____ DATASET SECTION

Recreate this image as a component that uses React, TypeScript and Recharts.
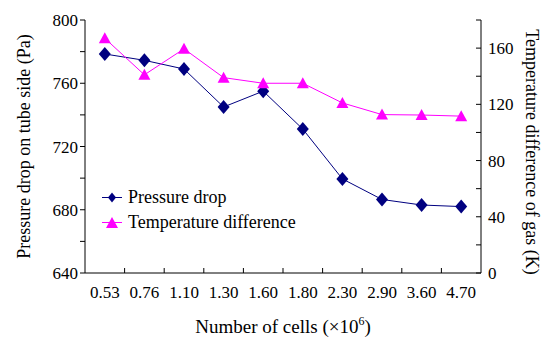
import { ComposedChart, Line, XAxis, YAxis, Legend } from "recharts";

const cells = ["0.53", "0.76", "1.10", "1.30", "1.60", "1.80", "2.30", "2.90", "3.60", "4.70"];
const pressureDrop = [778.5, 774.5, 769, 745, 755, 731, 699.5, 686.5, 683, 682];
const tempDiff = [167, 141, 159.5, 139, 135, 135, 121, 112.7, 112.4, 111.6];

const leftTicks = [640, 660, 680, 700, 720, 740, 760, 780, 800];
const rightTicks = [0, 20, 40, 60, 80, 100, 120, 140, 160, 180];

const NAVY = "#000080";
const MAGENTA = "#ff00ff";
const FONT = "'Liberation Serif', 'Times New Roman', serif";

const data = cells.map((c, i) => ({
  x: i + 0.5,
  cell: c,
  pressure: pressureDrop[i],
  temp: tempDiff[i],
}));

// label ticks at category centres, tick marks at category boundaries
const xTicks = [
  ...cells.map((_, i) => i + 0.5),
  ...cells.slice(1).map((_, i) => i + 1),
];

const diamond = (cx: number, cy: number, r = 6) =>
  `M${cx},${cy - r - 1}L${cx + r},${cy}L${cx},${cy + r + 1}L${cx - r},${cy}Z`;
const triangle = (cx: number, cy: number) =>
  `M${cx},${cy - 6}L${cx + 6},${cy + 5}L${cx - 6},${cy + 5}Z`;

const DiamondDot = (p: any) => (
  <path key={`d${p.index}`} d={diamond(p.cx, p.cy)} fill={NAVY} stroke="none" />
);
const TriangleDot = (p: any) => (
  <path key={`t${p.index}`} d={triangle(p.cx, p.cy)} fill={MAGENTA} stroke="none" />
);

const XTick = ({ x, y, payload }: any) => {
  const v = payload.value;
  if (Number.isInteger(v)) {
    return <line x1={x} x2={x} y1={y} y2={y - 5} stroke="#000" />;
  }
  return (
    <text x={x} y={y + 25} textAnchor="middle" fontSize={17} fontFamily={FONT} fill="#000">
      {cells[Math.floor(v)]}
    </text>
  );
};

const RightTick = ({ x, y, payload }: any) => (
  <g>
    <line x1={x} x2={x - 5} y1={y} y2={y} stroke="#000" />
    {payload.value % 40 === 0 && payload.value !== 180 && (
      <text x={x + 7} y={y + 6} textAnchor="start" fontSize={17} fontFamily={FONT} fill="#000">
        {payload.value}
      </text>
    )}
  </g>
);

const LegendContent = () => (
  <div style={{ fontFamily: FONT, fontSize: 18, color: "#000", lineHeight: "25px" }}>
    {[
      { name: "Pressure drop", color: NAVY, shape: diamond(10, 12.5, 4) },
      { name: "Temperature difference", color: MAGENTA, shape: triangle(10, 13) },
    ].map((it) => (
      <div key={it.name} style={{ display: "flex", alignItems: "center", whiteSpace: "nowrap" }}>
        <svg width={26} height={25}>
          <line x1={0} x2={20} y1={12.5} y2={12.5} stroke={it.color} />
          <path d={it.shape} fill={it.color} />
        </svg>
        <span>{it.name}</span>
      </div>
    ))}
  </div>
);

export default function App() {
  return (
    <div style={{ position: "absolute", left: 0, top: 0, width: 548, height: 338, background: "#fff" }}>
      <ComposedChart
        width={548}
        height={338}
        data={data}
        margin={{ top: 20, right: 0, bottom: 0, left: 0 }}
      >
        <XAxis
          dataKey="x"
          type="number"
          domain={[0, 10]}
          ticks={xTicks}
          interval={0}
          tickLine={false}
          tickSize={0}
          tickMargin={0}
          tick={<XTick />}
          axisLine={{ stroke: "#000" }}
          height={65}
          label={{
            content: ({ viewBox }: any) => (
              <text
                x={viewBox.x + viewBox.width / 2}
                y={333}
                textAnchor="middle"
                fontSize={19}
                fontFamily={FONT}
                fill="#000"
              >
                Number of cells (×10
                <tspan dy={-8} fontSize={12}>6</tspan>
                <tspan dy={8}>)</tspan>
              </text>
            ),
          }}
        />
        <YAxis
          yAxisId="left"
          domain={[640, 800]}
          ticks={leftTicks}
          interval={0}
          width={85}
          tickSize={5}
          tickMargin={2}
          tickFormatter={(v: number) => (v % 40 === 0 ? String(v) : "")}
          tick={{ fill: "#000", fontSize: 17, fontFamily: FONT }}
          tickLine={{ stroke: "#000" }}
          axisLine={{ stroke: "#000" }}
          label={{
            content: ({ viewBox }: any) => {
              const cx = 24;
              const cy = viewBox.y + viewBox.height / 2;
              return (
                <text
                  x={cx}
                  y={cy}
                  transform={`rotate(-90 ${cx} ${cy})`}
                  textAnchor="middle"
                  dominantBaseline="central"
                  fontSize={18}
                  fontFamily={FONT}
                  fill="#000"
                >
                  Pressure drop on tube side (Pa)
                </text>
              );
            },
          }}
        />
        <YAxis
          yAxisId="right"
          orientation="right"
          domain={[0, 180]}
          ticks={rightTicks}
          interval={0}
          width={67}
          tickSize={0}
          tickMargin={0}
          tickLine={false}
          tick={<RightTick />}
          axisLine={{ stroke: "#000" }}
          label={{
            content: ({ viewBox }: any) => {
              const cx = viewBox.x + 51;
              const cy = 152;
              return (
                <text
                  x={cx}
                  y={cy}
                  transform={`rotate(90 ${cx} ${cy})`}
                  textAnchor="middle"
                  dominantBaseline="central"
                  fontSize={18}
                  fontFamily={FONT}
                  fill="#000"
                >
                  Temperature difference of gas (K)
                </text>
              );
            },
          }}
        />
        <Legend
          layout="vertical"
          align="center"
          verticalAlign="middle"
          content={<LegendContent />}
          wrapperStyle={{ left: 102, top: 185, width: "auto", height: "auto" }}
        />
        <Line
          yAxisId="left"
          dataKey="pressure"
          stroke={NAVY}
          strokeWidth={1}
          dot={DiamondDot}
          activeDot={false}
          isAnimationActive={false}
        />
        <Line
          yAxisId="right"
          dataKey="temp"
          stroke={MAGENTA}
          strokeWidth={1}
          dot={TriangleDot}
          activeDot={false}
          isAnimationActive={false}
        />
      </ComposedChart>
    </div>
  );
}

________

## OBJECTIVE
Your task is to restate word for word the lines from the top of the data to the line containing "XAxis, YAxis, Legend", both ends included, with every picture left out.

## SOLVED PROBLEM
Recreate this image as a component that uses React, TypeScript and Recharts.
import { ComposedChart, Line, XAxis, YAxis, Legend } from "recharts";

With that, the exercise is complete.